What is a recapitalization?
A recapitalization is a transaction that changes the composition of a company's capital structure — the balance between debt and equity — without necessarily selling the business or changing how it operates day to day. The company stays the same; the way it is financed changes.
Recaps take many forms. A company might issue new debt to buy back equity, swap one class of equity for another, convert debt into equity to repair a stressed balance sheet, or layer in new financing to fund a payout to existing owners. The common thread is a deliberate reshaping of who holds what kind of claim on the business.
In private equity the term most often refers to a leveraged recapitalization: raising new debt and using the proceeds to return capital to the sponsor and other equity holders. It is a way to realize cash from an investment without selling the company outright.
Why a recapitalization is used
The motivations differ depending on whether the company is healthy or under stress.

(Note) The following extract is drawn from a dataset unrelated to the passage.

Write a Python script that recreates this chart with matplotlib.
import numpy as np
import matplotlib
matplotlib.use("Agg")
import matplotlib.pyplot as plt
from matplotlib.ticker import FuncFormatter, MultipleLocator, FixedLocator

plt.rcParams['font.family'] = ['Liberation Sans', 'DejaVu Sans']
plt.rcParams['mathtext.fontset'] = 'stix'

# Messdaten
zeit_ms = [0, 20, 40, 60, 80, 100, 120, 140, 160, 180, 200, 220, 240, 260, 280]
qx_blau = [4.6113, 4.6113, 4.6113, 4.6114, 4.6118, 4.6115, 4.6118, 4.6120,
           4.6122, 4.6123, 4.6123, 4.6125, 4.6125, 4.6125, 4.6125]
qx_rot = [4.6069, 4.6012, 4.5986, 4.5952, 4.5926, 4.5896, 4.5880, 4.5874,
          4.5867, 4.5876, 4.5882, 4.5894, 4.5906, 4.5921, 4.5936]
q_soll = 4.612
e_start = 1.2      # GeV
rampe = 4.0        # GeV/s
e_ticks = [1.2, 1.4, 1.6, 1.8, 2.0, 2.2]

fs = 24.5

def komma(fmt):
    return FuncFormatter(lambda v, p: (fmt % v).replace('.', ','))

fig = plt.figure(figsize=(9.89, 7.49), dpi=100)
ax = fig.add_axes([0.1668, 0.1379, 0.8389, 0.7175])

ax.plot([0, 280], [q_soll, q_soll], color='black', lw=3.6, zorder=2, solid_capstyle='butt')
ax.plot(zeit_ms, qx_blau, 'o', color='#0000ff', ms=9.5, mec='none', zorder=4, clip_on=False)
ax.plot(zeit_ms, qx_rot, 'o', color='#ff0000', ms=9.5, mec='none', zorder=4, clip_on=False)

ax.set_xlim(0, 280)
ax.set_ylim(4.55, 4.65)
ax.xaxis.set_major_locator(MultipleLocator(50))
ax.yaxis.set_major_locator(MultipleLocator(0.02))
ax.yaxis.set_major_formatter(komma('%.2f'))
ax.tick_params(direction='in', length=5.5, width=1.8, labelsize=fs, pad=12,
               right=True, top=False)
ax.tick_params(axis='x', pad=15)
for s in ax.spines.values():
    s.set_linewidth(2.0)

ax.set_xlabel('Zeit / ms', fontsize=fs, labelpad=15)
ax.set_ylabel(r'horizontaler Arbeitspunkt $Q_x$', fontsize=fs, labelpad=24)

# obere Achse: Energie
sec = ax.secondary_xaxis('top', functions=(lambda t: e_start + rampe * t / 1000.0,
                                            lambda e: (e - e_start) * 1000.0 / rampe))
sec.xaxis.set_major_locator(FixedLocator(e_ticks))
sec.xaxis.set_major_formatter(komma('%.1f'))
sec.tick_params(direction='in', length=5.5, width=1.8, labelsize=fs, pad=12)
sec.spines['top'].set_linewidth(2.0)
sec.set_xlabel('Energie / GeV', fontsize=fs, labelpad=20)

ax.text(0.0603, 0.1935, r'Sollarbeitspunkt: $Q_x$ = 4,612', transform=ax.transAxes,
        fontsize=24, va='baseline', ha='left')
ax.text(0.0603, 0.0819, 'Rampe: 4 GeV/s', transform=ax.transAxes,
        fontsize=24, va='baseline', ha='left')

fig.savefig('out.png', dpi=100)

- Returning capital to owners. A leveraged recap lets a sponsor pull cash out of a strong, cash-generative business by adding debt, locking in a partial return while staying invested for further upside.
- Extending the hold. Rather than sell into a soft market, a sponsor can recap to distribute proceeds to limited partners and keep the asset longer.
- Repairing a balance sheet. A distressed company may convert debt to equity or restructure obligations to reduce leverage and avoid default.
- Optimizing cost of capital. A company may simply rebalance toward a structure that lowers its overall financing cost or aligns with its cash-flow profile.
The constraint on leveraged recaps is debt capacity. Adding leverage raises interest expense and financial risk, so a recap only works if the business can comfortably service the heavier load through a downturn.
Recapitalization vs. dividend recap vs. refinancing
A dividend recapitalization is a specific type of recap in which a company raises new debt expressly to pay a dividend to its equity holders — the most common private equity use of the term. A general recapitalization is broader and includes debt-for-equity swaps and other restructurings that are not about paying a dividend. A refinancing, by contrast, simply replaces existing debt with new debt — often to cut the interest rate or extend maturity — without changing the debt-versus-equity balance or returning cash to owners.
In short: a refinancing swaps debt for debt, a recap changes the debt-equity mix, and a dividend recap is a recap whose purpose is to fund a payout.